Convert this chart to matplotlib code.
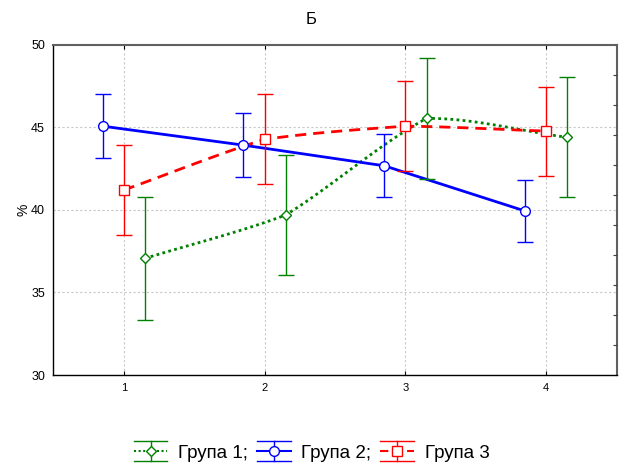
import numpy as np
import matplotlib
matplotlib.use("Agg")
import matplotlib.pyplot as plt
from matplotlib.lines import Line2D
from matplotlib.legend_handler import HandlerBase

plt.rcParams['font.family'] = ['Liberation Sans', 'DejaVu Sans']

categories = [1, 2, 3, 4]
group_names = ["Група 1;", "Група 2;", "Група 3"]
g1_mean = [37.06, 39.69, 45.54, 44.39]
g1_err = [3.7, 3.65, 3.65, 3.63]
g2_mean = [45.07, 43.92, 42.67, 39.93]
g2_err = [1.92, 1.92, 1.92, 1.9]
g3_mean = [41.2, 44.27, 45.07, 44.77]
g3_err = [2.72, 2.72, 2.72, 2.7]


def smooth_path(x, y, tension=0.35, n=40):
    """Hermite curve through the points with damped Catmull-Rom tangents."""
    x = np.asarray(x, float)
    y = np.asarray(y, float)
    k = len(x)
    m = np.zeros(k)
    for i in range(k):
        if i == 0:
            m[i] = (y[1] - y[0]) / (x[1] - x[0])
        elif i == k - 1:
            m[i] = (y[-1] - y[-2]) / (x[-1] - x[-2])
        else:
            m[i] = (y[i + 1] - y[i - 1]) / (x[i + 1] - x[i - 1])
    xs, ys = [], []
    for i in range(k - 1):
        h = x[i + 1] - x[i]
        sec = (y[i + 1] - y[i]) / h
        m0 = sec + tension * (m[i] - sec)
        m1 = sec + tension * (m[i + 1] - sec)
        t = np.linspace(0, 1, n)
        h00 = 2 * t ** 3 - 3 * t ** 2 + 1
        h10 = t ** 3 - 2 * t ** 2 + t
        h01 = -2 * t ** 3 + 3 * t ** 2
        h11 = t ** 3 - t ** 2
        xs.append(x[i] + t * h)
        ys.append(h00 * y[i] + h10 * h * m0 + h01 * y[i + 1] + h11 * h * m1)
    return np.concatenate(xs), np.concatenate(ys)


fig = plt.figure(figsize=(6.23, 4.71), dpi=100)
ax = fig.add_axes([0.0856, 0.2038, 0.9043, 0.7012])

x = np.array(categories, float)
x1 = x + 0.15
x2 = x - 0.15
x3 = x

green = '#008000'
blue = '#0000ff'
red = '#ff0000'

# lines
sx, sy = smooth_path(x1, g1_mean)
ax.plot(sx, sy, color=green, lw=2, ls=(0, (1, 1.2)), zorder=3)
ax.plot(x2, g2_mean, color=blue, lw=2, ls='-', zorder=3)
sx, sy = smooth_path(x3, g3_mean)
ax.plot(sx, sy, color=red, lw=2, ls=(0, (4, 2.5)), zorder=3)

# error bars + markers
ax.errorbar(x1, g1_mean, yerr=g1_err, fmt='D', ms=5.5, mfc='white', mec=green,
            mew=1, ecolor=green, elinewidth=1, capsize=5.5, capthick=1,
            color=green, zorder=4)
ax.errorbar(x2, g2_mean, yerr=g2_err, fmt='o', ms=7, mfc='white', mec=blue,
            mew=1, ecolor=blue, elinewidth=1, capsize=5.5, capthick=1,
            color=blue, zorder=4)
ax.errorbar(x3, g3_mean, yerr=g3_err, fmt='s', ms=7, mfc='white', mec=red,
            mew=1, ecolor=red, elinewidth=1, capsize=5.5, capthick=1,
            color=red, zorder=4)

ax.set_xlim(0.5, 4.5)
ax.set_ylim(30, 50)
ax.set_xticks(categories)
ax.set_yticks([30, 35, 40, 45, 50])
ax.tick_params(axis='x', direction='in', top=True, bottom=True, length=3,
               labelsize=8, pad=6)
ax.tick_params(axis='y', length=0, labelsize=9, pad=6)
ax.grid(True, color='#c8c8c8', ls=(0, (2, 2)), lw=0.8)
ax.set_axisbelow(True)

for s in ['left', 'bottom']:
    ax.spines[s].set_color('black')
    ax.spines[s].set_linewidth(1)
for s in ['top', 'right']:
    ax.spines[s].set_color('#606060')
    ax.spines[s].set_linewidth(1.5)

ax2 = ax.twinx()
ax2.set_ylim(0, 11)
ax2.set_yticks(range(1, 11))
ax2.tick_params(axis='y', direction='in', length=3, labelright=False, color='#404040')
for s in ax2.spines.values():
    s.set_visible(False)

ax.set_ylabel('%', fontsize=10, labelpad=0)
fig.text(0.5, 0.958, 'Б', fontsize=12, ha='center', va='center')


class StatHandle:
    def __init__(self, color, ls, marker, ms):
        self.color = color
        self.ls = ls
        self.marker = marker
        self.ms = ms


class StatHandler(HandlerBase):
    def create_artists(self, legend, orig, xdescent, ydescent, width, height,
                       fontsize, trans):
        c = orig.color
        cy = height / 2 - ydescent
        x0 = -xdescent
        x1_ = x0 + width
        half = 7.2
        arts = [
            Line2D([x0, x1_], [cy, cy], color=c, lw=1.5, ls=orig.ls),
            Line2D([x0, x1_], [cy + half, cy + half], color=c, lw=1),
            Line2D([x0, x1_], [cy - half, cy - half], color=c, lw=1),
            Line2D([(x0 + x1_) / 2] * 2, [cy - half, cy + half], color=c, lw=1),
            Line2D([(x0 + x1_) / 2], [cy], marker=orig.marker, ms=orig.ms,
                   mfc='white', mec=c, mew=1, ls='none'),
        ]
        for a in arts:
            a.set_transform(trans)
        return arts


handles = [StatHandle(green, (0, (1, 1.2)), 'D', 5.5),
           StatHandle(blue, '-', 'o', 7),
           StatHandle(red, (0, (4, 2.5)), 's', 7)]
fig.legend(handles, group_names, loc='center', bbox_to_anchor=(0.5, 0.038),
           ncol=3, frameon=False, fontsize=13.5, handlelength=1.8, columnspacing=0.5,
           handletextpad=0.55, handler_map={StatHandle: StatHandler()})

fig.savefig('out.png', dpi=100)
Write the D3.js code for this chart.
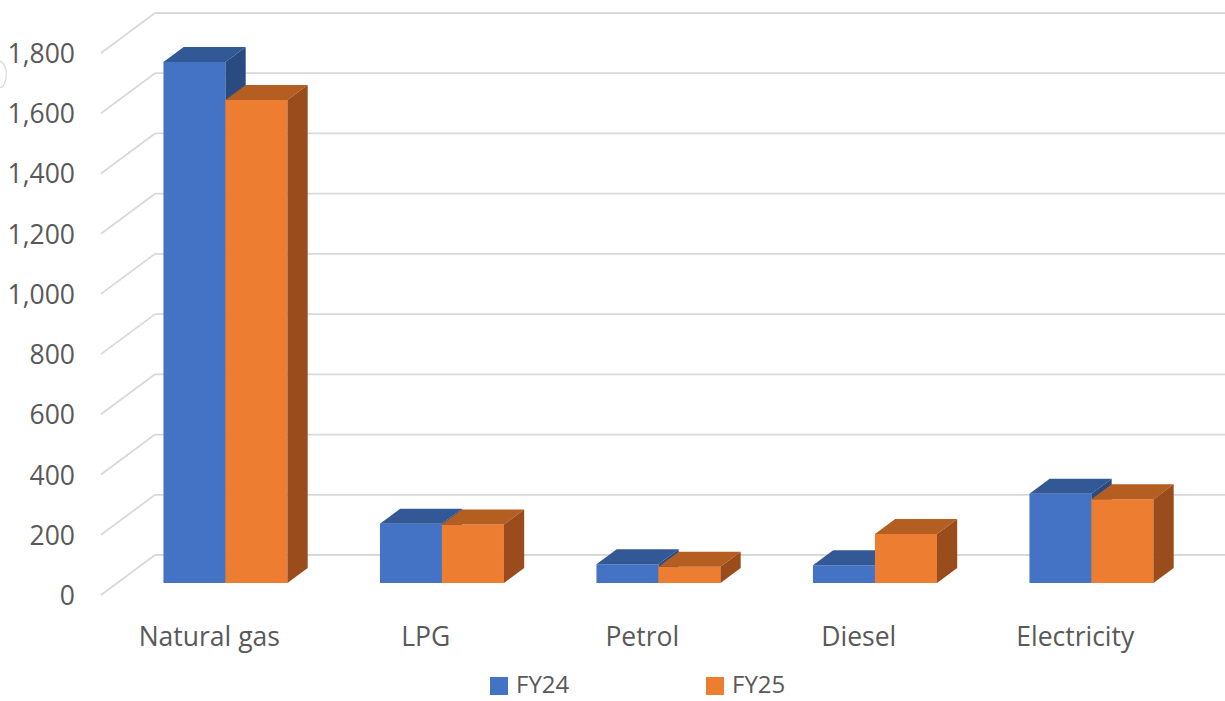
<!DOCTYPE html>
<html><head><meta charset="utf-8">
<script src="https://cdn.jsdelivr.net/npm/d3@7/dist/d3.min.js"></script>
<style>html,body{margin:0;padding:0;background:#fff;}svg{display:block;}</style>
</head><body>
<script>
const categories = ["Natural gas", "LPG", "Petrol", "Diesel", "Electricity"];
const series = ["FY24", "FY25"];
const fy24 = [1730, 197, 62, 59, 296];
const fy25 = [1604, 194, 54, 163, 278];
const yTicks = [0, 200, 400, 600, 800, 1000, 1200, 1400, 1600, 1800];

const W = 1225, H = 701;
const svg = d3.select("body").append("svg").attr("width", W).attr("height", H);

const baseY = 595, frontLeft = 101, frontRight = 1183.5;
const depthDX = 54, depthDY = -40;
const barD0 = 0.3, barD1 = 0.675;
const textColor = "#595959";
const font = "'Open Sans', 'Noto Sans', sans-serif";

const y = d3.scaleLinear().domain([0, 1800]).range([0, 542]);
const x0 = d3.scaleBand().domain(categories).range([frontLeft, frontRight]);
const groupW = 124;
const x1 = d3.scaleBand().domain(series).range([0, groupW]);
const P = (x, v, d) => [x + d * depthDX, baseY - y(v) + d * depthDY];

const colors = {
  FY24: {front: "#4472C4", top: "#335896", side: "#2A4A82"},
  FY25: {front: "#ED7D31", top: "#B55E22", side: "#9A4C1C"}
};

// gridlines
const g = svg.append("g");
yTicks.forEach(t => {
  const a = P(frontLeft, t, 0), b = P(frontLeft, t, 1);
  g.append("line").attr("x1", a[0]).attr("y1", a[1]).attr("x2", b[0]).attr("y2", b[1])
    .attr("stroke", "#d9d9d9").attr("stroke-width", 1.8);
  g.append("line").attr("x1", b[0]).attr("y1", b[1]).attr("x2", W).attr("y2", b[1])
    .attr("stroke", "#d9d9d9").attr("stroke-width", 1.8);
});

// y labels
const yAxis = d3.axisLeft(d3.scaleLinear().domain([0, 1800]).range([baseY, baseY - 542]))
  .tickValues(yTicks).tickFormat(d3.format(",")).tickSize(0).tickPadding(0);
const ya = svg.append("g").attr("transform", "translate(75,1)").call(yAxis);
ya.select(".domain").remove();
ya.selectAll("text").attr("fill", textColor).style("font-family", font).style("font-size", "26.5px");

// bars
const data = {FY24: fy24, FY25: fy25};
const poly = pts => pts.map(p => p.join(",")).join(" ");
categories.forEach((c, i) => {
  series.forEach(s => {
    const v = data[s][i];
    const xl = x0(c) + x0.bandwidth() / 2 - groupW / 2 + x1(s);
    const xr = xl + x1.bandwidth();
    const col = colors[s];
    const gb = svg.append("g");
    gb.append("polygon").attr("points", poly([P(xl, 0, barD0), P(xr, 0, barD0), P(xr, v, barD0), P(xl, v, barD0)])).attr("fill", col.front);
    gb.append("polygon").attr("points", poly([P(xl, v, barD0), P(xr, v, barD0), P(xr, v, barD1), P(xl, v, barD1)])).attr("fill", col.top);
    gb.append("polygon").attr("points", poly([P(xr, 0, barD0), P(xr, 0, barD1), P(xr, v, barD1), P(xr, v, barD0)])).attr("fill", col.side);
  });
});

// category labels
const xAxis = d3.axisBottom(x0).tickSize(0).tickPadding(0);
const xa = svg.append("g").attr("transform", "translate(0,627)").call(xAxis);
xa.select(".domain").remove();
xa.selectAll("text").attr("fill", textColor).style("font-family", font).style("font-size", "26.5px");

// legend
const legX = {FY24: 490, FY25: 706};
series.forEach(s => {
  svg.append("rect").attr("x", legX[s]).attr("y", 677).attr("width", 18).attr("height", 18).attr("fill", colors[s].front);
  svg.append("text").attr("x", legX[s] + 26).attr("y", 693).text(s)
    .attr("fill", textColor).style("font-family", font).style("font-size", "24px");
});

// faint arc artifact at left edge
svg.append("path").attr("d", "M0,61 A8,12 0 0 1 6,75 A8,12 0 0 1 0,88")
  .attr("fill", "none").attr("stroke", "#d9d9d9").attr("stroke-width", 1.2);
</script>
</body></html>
◇ ◇ ◇ ◇ ◇ ◇ ◇
• **YOUR OBJECTIVE**
Write out exactly the lines between the start of the data and the line with "red = '#ff0000'", including both, but none of the pictures.

• **FULL ANSWER**
Convert this chart to matplotlib code.
import numpy as np
import matplotlib
matplotlib.use("Agg")
import matplotlib.pyplot as plt
from matplotlib.lines import Line2D
from matplotlib.legend_handler import HandlerBase

plt.rcParams['font.family'] = ['Liberation Sans', 'DejaVu Sans']

categories = [1, 2, 3, 4]
group_names = ["Група 1;", "Група 2;", "Група 3"]
g1_mean = [37.06, 39.69, 45.54, 44.39]
g1_err = [3.7, 3.65, 3.65, 3.63]
g2_mean = [45.07, 43.92, 42.67, 39.93]
g2_err = [1.92, 1.92, 1.92, 1.9]
g3_mean = [41.2, 44.27, 45.07, 44.77]
g3_err = [2.72, 2.72, 2.72, 2.7]


def smooth_path(x, y, tension=0.35, n=40):
    """Hermite curve through the points with damped Catmull-Rom tangents."""
    x = np.asarray(x, float)
    y = np.asarray(y, float)
    k = len(x)
    m = np.zeros(k)
    for i in range(k):
        if i == 0:
            m[i] = (y[1] - y[0]) / (x[1] - x[0])
        elif i == k - 1:
            m[i] = (y[-1] - y[-2]) / (x[-1] - x[-2])
        else:
            m[i] = (y[i + 1] - y[i - 1]) / (x[i + 1] - x[i - 1])
    xs, ys = [], []
    for i in range(k - 1):
        h = x[i + 1] - x[i]
        sec = (y[i + 1] - y[i]) / h
        m0 = sec + tension * (m[i] - sec)
        m1 = sec + tension * (m[i + 1] - sec)
        t = np.linspace(0, 1, n)
        h00 = 2 * t ** 3 - 3 * t ** 2 + 1
        h10 = t ** 3 - 2 * t ** 2 + t
        h01 = -2 * t ** 3 + 3 * t ** 2
        h11 = t ** 3 - t ** 2
        xs.append(x[i] + t * h)
        ys.append(h00 * y[i] + h10 * h * m0 + h01 * y[i + 1] + h11 * h * m1)
    return np.concatenate(xs), np.concatenate(ys)


fig = plt.figure(figsize=(6.23, 4.71), dpi=100)
ax = fig.add_axes([0.0856, 0.2038, 0.9043, 0.7012])

x = np.array(categories, float)
x1 = x + 0.15
x2 = x - 0.15
x3 = x

green = '#008000'
blue = '#0000ff'
red = '#ff0000'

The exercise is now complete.